§ **TASK TO COMPLETE**
Reproduce the listing below character for character; drop every image.

┄┄┄┄┄┄┄┄┄┄┄┄┄┄┄┄┄┄┄┄

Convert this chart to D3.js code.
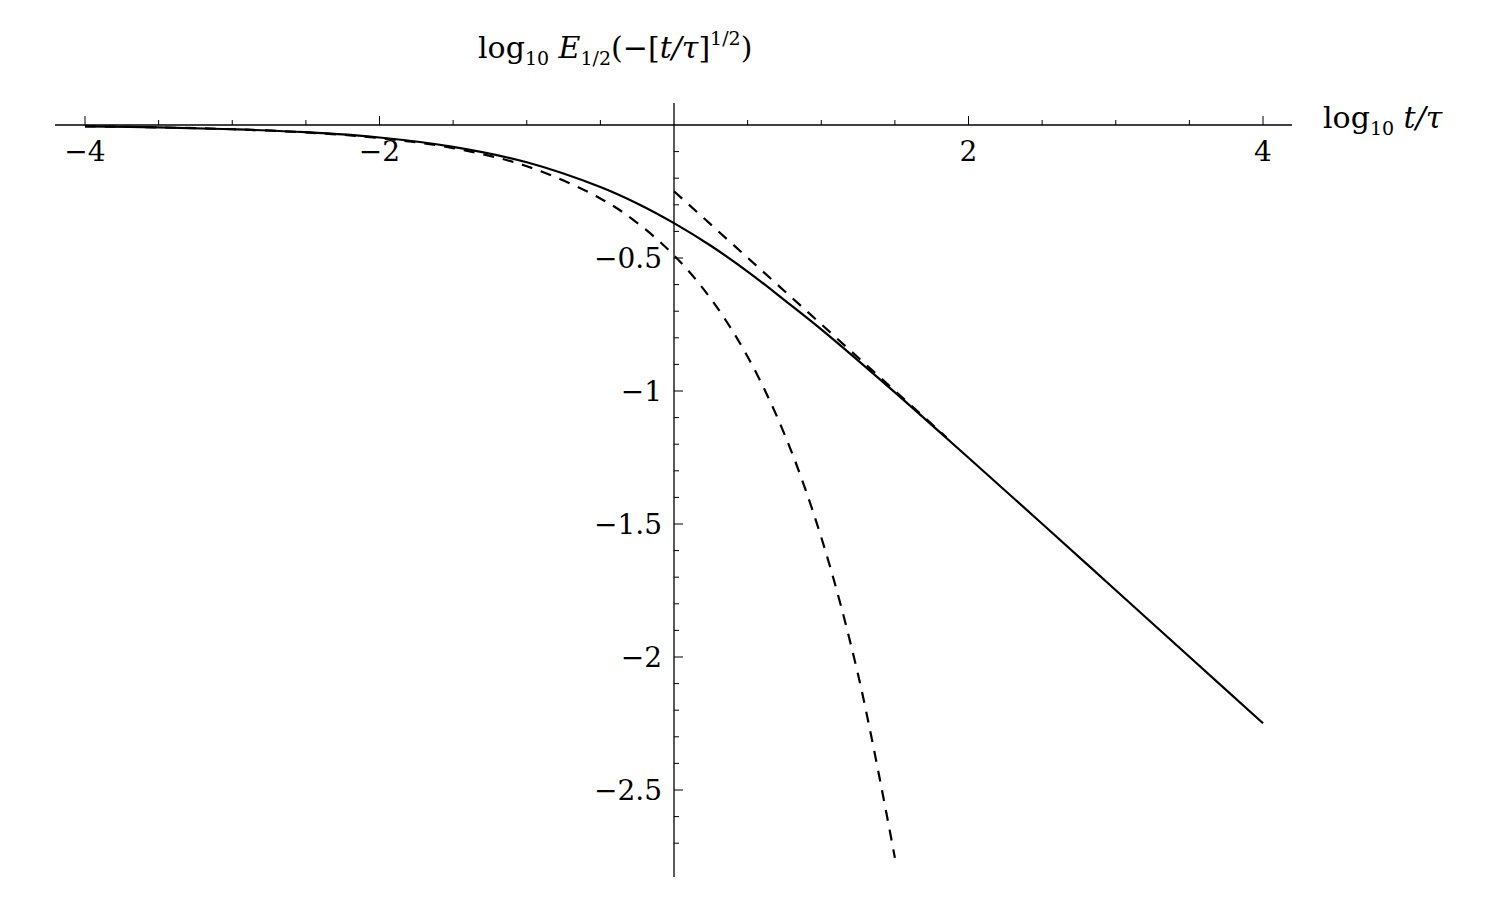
<!DOCTYPE html>
<html><head><meta charset="utf-8">
<script src="https://cdn.jsdelivr.net/npm/d3@7"></script>
<style>body{margin:0;background:#fff}text{font-family:"DejaVu Serif","Liberation Serif",serif;fill:#000}</style>
</head><body><svg id="c" width="1512" height="902"></svg>
<script>
// values (log10 t/tau, log10 E)
const solidX = [-4, -3.5, -3, -2.5, -2, -1.5, -1, -0.5, -0.25, 0, 0.25, 0.5, 0.75, 1, 1.5, 2, 2.5, 3, 3.5, 4];
const solidY = [-0.005, -0.009, -0.016, -0.027, -0.047, -0.082, -0.14, -0.233, -0.295, -0.369, -0.454, -0.551, -0.658, -0.768, -1.005, -1.251, -1.499, -1.749, -1.999, -2.249];
const shortX = [-4, -3.5, -3, -2.5, -2, -1.5, -1, -0.5, -0.25, 0, 0.25, 0.5, 0.75, 1, 1.25, 1.5];
const shortY = [-0.005, -0.009, -0.016, -0.028, -0.049, -0.087, -0.155, -0.276, -0.368, -0.49, -0.653, -0.871, -1.162, -1.55, -2.066, -2.755];
const longX = [0, 1.85];
const longY = [-0.249, -1.174];
const xTicks = [-4, -2, 2, 4];
const yTicks = [-0.5, -1, -1.5, -2, -2.5];

const svg = d3.select("#c");
const x = d3.scaleLinear().domain([-4, 4]).range([85, 1263]);
const y = d3.scaleLinear().domain([0, -2.5]).range([125, 790]);

// axes
svg.append("line").attr("x1", 55).attr("x2", 1292).attr("y1", y(0)).attr("y2", y(0)).attr("stroke", "#000").attr("stroke-width", 1.3);
svg.append("line").attr("x1", x(0)).attr("x2", x(0)).attr("y1", 103).attr("y2", 877).attr("stroke", "#000").attr("stroke-width", 1.3);

// x ticks
d3.range(-4, 4.01, 0.5).filter(v => v !== 0).forEach(v => {
  const major = Number.isInteger(v / 2);
  svg.append("line").attr("x1", x(v)).attr("x2", x(v)).attr("y1", y(0)).attr("y2", y(0) - (major ? 9 : 5)).attr("stroke", "#000");
});
xTicks.forEach(v => svg.append("text").attr("x", x(v)).attr("y", y(0) + 36).attr("text-anchor", "middle").attr("font-size", 28).text(v < 0 ? "\u2212" + (-v) : v));

// y ticks
d3.range(1, 28).map(i => -i / 10).forEach(v => {
  const major = Math.abs(v * 2 - Math.round(v * 2)) < 1e-9;
  svg.append("line").attr("x1", x(0)).attr("x2", x(0) + (major ? 9 : 5)).attr("y1", y(v)).attr("y2", y(v)).attr("stroke", "#000");
});
yTicks.forEach(v => svg.append("text").attr("x", x(0) - 12).attr("y", y(v) + 10).attr("text-anchor", "end").attr("font-size", 28).text("\u2212" + (-v)));

// curves
const line = d3.line().x(d => x(d[0])).y(d => y(d[1])).curve(d3.curveCatmullRom);
svg.append("path").datum(solidX.map((v, i) => [v, solidY[i]])).attr("d", line).attr("fill", "none").attr("stroke", "#000").attr("stroke-width", 2.2);
svg.append("path").datum(shortX.map((v, i) => [v, shortY[i]])).attr("d", line).attr("fill", "none").attr("stroke", "#000").attr("stroke-width", 2.2).attr("stroke-dasharray", "11,9");
svg.append("path").datum(longX.map((v, i) => [v, longY[i]])).attr("d", line).attr("fill", "none").attr("stroke", "#000").attr("stroke-width", 2.2).attr("stroke-dasharray", "11,9");

// labels
const t1 = svg.append("text").attr("x", 478).attr("y", 58).attr("font-size", 30);
t1.append("tspan").text("log");
t1.append("tspan").attr("font-size", 19).attr("dy", 7).text("10");
t1.append("tspan").attr("dy", -7).attr("font-style", "italic").text(" E");
t1.append("tspan").attr("font-size", 19).attr("dy", 7).text("1/2");
t1.append("tspan").attr("dy", -7).text("(\u2212[");
t1.append("tspan").attr("font-style", "italic").text("t/\u03c4");
t1.append("tspan").text("]");
t1.append("tspan").attr("font-size", 19).attr("dy", -13).text("1/2");
t1.append("tspan").attr("dy", 13).text(")");

const t2 = svg.append("text").attr("x", 1323).attr("y", 128).attr("font-size", 30);
t2.append("tspan").text("log");
t2.append("tspan").attr("font-size", 19).attr("dy", 7).text("10");
t2.append("tspan").attr("dy", -7).attr("font-style", "italic").text(" t/\u03c4");
</script></body></html>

┄┄┄┄┄┄┄┄┄┄┄┄┄┄┄┄┄┄┄┄

§ **OUTPUT OF THE TASK**
Convert this chart to D3.js code.
<!DOCTYPE html>
<html><head><meta charset="utf-8">
<script src="https://cdn.jsdelivr.net/npm/d3@7"></script>
<style>body{margin:0;background:#fff}text{font-family:"DejaVu Serif","Liberation Serif",serif;fill:#000}</style>
</head><body><svg id="c" width="1512" height="902"></svg>
<script>
// values (log10 t/tau, log10 E)
const solidX = [-4, -3.5, -3, -2.5, -2, -1.5, -1, -0.5, -0.25, 0, 0.25, 0.5, 0.75, 1, 1.5, 2, 2.5, 3, 3.5, 4];
const solidY = [-0.005, -0.009, -0.016, -0.027, -0.047, -0.082, -0.14, -0.233, -0.295, -0.369, -0.454, -0.551, -0.658, -0.768, -1.005, -1.251, -1.499, -1.749, -1.999, -2.249];
const shortX = [-4, -3.5, -3, -2.5, -2, -1.5, -1, -0.5, -0.25, 0, 0.25, 0.5, 0.75, 1, 1.25, 1.5];
const shortY = [-0.005, -0.009, -0.016, -0.028, -0.049, -0.087, -0.155, -0.276, -0.368, -0.49, -0.653, -0.871, -1.162, -1.55, -2.066, -2.755];
const longX = [0, 1.85];
const longY = [-0.249, -1.174];
const xTicks = [-4, -2, 2, 4];
const yTicks = [-0.5, -1, -1.5, -2, -2.5];

const svg = d3.select("#c");
const x = d3.scaleLinear().domain([-4, 4]).range([85, 1263]);
const y = d3.scaleLinear().domain([0, -2.5]).range([125, 790]);

// axes
svg.append("line").attr("x1", 55).attr("x2", 1292).attr("y1", y(0)).attr("y2", y(0)).attr("stroke", "#000").attr("stroke-width", 1.3);
svg.append("line").attr("x1", x(0)).attr("x2", x(0)).attr("y1", 103).attr("y2", 877).attr("stroke", "#000").attr("stroke-width", 1.3);

// x ticks
d3.range(-4, 4.01, 0.5).filter(v => v !== 0).forEach(v => {
  const major = Number.isInteger(v / 2);
  svg.append("line").attr("x1", x(v)).attr("x2", x(v)).attr("y1", y(0)).attr("y2", y(0) - (major ? 9 : 5)).attr("stroke", "#000");
});
xTicks.forEach(v => svg.append("text").attr("x", x(v)).attr("y", y(0) + 36).attr("text-anchor", "middle").attr("font-size", 28).text(v < 0 ? "\u2212" + (-v) : v));

// y ticks
d3.range(1, 28).map(i => -i / 10).forEach(v => {
  const major = Math.abs(v * 2 - Math.round(v * 2)) < 1e-9;
  svg.append("line").attr("x1", x(0)).attr("x2", x(0) + (major ? 9 : 5)).attr("y1", y(v)).attr("y2", y(v)).attr("stroke", "#000");
});
yTicks.forEach(v => svg.append("text").attr("x", x(0) - 12).attr("y", y(v) + 10).attr("text-anchor", "end").attr("font-size", 28).text("\u2212" + (-v)));

// curves
const line = d3.line().x(d => x(d[0])).y(d => y(d[1])).curve(d3.curveCatmullRom);
svg.append("path").datum(solidX.map((v, i) => [v, solidY[i]])).attr("d", line).attr("fill", "none").attr("stroke", "#000").attr("stroke-width", 2.2);
svg.append("path").datum(shortX.map((v, i) => [v, shortY[i]])).attr("d", line).attr("fill", "none").attr("stroke", "#000").attr("stroke-width", 2.2).attr("stroke-dasharray", "11,9");
svg.append("path").datum(longX.map((v, i) => [v, longY[i]])).attr("d", line).attr("fill", "none").attr("stroke", "#000").attr("stroke-width", 2.2).attr("stroke-dasharray", "11,9");

// labels
const t1 = svg.append("text").attr("x", 478).attr("y", 58).attr("font-size", 30);
t1.append("tspan").text("log");
t1.append("tspan").attr("font-size", 19).attr("dy", 7).text("10");
t1.append("tspan").attr("dy", -7).attr("font-style", "italic").text(" E");
t1.append("tspan").attr("font-size", 19).attr("dy", 7).text("1/2");
t1.append("tspan").attr("dy", -7).text("(\u2212[");
t1.append("tspan").attr("font-style", "italic").text("t/\u03c4");
t1.append("tspan").text("]");
t1.append("tspan").attr("font-size", 19).attr("dy", -13).text("1/2");
t1.append("tspan").attr("dy", 13).text(")");

const t2 = svg.append("text").attr("x", 1323).attr("y", 128).attr("font-size", 30);
t2.append("tspan").text("log");
t2.append("tspan").attr("font-size", 19).attr("dy", 7).text("10");
t2.append("tspan").attr("dy", -7).attr("font-style", "italic").text(" t/\u03c4");
</script></body></html>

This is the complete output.